Extract the lines from the start through the line that holds "0.493, 0.480, 0.460];", both included, omitting all images.

*-*-*

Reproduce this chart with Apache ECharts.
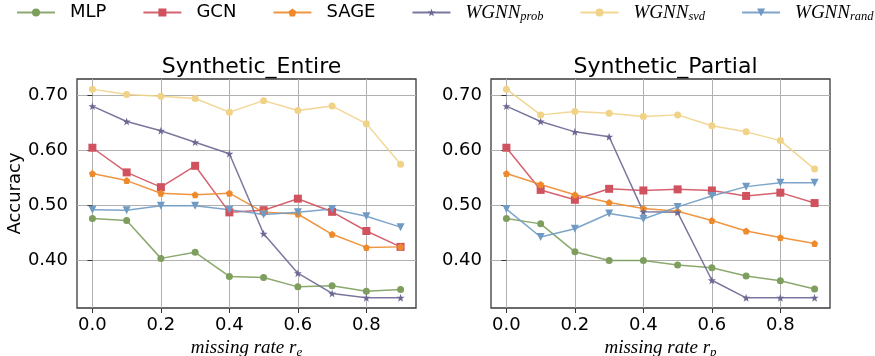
<!DOCTYPE html>
<html>
<head>
<meta charset="utf-8">
<script src="https://cdn.jsdelivr.net/npm/echarts@6/dist/echarts.min.js"></script>
<style>html,body{margin:0;padding:0;background:#fff}#c{width:875px;height:356px}</style>
</head>
<body>
<div id="c"></div>
<script>
const xVals = [0, 0.1, 0.2, 0.3, 0.4, 0.5, 0.6, 0.7, 0.8, 0.9];
const xTicks = [0, 0.2, 0.4, 0.6, 0.8];
const yTicks = [0.4, 0.5, 0.6, 0.7];
const seriesNames = ['MLP', 'GCN', 'SAGE', 'WGNN_prob', 'WGNN_svd', 'WGNN_rand'];
const panelTitles = ['Synthetic_Entire', 'Synthetic_Partial'];

const entire_mlp  = [0.476, 0.472, 0.403, 0.414, 0.370, 0.368, 0.351, 0.353, 0.343, 0.346];
const entire_gcn  = [0.605, 0.560, 0.533, 0.572, 0.487, 0.491, 0.512, 0.488, 0.453, 0.424];
const entire_sage = [0.558, 0.545, 0.522, 0.519, 0.522, 0.487, 0.484, 0.447, 0.423, 0.424];
const entire_prob = [0.681, 0.653, 0.636, 0.615, 0.594, 0.448, 0.376, 0.339, 0.331, 0.331];
const entire_svd  = [0.712, 0.702, 0.699, 0.695, 0.670, 0.691, 0.673, 0.681, 0.649, 0.575];
const entire_rand = [0.492, 0.491, 0.499, 0.499, 0.492, 0.483, 0.487, 0.493, 0.480, 0.460];

const partial_mlp  = [0.476, 0.466, 0.415, 0.399, 0.399, 0.391, 0.386, 0.371, 0.362, 0.347];
const partial_gcn  = [0.605, 0.528, 0.510, 0.530, 0.527, 0.529, 0.527, 0.517, 0.523, 0.504];
const partial_sage = [0.558, 0.538, 0.519, 0.505, 0.494, 0.489, 0.472, 0.453, 0.441, 0.430];
const partial_prob = [0.681, 0.653, 0.634, 0.625, 0.488, 0.487, 0.363, 0.331, 0.331, 0.331];
const partial_svd  = [0.712, 0.665, 0.671, 0.668, 0.662, 0.665, 0.645, 0.634, 0.618, 0.566];
const partial_rand = [0.493, 0.442, 0.457, 0.485, 0.475, 0.497, 0.517, 0.534, 0.541, 0.541];

const entireData = [entire_mlp, entire_gcn, entire_sage, entire_prob, entire_svd, entire_rand];
const partialData = [partial_mlp, partial_gcn, partial_sage, partial_prob, partial_svd, partial_rand];

const colors = ['#7e9e5e', '#d0525f', '#ee8a2c', '#6b6894', '#f1d388', '#6f9ac3'];
const starPath = 'path://M50,0 L61.8,35.5 L99,35.5 L69,57.5 L80.5,93 L50,71 L19.5,93 L31,57.5 L1,35.5 L38.2,35.5 Z';
const pentPath = 'path://M50,0 L97.6,34.5 L79.4,90.5 L20.6,90.5 L2.4,34.5 Z';
const symbols = ['circle', 'rect', pentPath, starPath, 'circle', 'triangle'];
const symbolSizes = [7, 8, 7, 8, 7, 8];
const symbolRot = [0, 0, 0, 0, 0, 180];

const grids = [
  {left: 77, top: 79, width: 339, height: 229},
  {left: 491, top: 79, width: 339, height: 229}
];
const xNames = ['{i|missing rate r}{s|e}', '{i|missing rate r}{s|p}'];
const sansFont = '"DejaVu Sans", sans-serif';
const serifFont = '"Liberation Serif", "DejaVu Serif", serif';

const option = {
  backgroundColor: '#fff',
  animation: false,
  title: grids.map((g, i) => ({
    text: panelTitles[i],
    left: g.left + g.width / 2,
    top: 51,
    textAlign: 'center',
    textStyle: {fontFamily: sansFont, fontSize: 22, fontWeight: 'normal', color: '#000'}
  })),
  legend: {
    left: 16, top: 3, right: -40, padding: 0,
    itemWidth: 38, itemHeight: 10, itemGap: 36,
    data: seriesNames,
    formatter: function (n) {
      if (n.indexOf('WGNN_') === 0) return '{m|WGNN}{s|' + n.slice(5) + '}';
      return n;
    },
    textStyle: {
      fontFamily: sansFont, fontSize: 18, color: '#000', padding: [0, 0, 0, 10],
      rich: {
        m: {fontFamily: serifFont, fontStyle: 'italic', fontSize: 19, color: '#000'},
        s: {fontFamily: serifFont, fontStyle: 'italic', fontSize: 12.5, color: '#000', padding: [9, 0, 0, 0]}
      }
    }
  },
  grid: grids.map(g => Object.assign({show: true, borderColor: '#3a3a3a', borderWidth: 1.3, backgroundColor: 'transparent', containLabel: false, outerBoundsMode: 'none'}, g)),
  xAxis: grids.map((g, i) => ({
    type: 'value', gridIndex: i, min: -0.045, max: 0.945,
    name: xNames[i], nameLocation: 'middle', nameGap: 23,
    nameTextStyle: {
      rich: {
        i: {fontFamily: serifFont, fontStyle: 'italic', fontSize: 19, color: '#000'},
        s: {fontFamily: serifFont, fontStyle: 'italic', fontSize: 13, color: '#000', padding: [8, 0, 0, 0]}
      }
    },
    axisLine: {show: false},
    axisTick: {show: true, length: 5, customValues: xTicks, lineStyle: {color: '#333'}},
    axisLabel: {customValues: xTicks, margin: 8, fontFamily: sansFont, fontSize: 18, color: '#000', formatter: v => v.toFixed(1)},
    splitLine: {show: true, lineStyle: {color: '#b0b0b0', width: 1}}
  })),
  yAxis: grids.map((g, i) => ({
    type: 'value', gridIndex: i, min: 0.3124, max: 0.7305,
    name: i === 0 ? 'Accuracy' : '', nameLocation: 'middle', nameGap: 52,
    nameTextStyle: {fontFamily: sansFont, fontSize: 18, color: '#000'},
    axisLine: {show: false},
    axisTick: {show: true, length: 5, customValues: yTicks, lineStyle: {color: '#333'}},
    axisLabel: {customValues: yTicks, margin: 9, fontFamily: sansFont, fontSize: 18, color: '#000', formatter: v => v.toFixed(2)},
    splitLine: {show: true, lineStyle: {color: '#b0b0b0', width: 1}}
  })),
  series: []
};

[entireData, partialData].forEach((panel, p) => {
  panel.forEach((vals, k) => {
    option.series.push({
      name: seriesNames[k], type: 'line', xAxisIndex: p, yAxisIndex: p,
      data: xVals.map((x, j) => [x, vals[j]]),
      symbol: symbols[k], symbolSize: symbolSizes[k], symbolRotate: symbolRot[k],
      showAllSymbol: true,
      itemStyle: {color: colors[k]},
      lineStyle: {color: colors[k], width: 1.5, opacity: 0.9}
    });
  });
});

const chart = echarts.init(document.getElementById('c'), null, {renderer: 'canvas'});
chart.setOption(option);
</script>
</body>
</html>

*-*-*

## RESPONSE TO THIS EXERCISE
Reproduce this chart with Apache ECharts.
<!DOCTYPE html>
<html>
<head>
<meta charset="utf-8">
<script src="https://cdn.jsdelivr.net/npm/echarts@6/dist/echarts.min.js"></script>
<style>html,body{margin:0;padding:0;background:#fff}#c{width:875px;height:356px}</style>
</head>
<body>
<div id="c"></div>
<script>
const xVals = [0, 0.1, 0.2, 0.3, 0.4, 0.5, 0.6, 0.7, 0.8, 0.9];
const xTicks = [0, 0.2, 0.4, 0.6, 0.8];
const yTicks = [0.4, 0.5, 0.6, 0.7];
const seriesNames = ['MLP', 'GCN', 'SAGE', 'WGNN_prob', 'WGNN_svd', 'WGNN_rand'];
const panelTitles = ['Synthetic_Entire', 'Synthetic_Partial'];

const entire_mlp  = [0.476, 0.472, 0.403, 0.414, 0.370, 0.368, 0.351, 0.353, 0.343, 0.346];
const entire_gcn  = [0.605, 0.560, 0.533, 0.572, 0.487, 0.491, 0.512, 0.488, 0.453, 0.424];
const entire_sage = [0.558, 0.545, 0.522, 0.519, 0.522, 0.487, 0.484, 0.447, 0.423, 0.424];
const entire_prob = [0.681, 0.653, 0.636, 0.615, 0.594, 0.448, 0.376, 0.339, 0.331, 0.331];
const entire_svd  = [0.712, 0.702, 0.699, 0.695, 0.670, 0.691, 0.673, 0.681, 0.649, 0.575];
const entire_rand = [0.492, 0.491, 0.499, 0.499, 0.492, 0.483, 0.487, 0.493, 0.480, 0.460];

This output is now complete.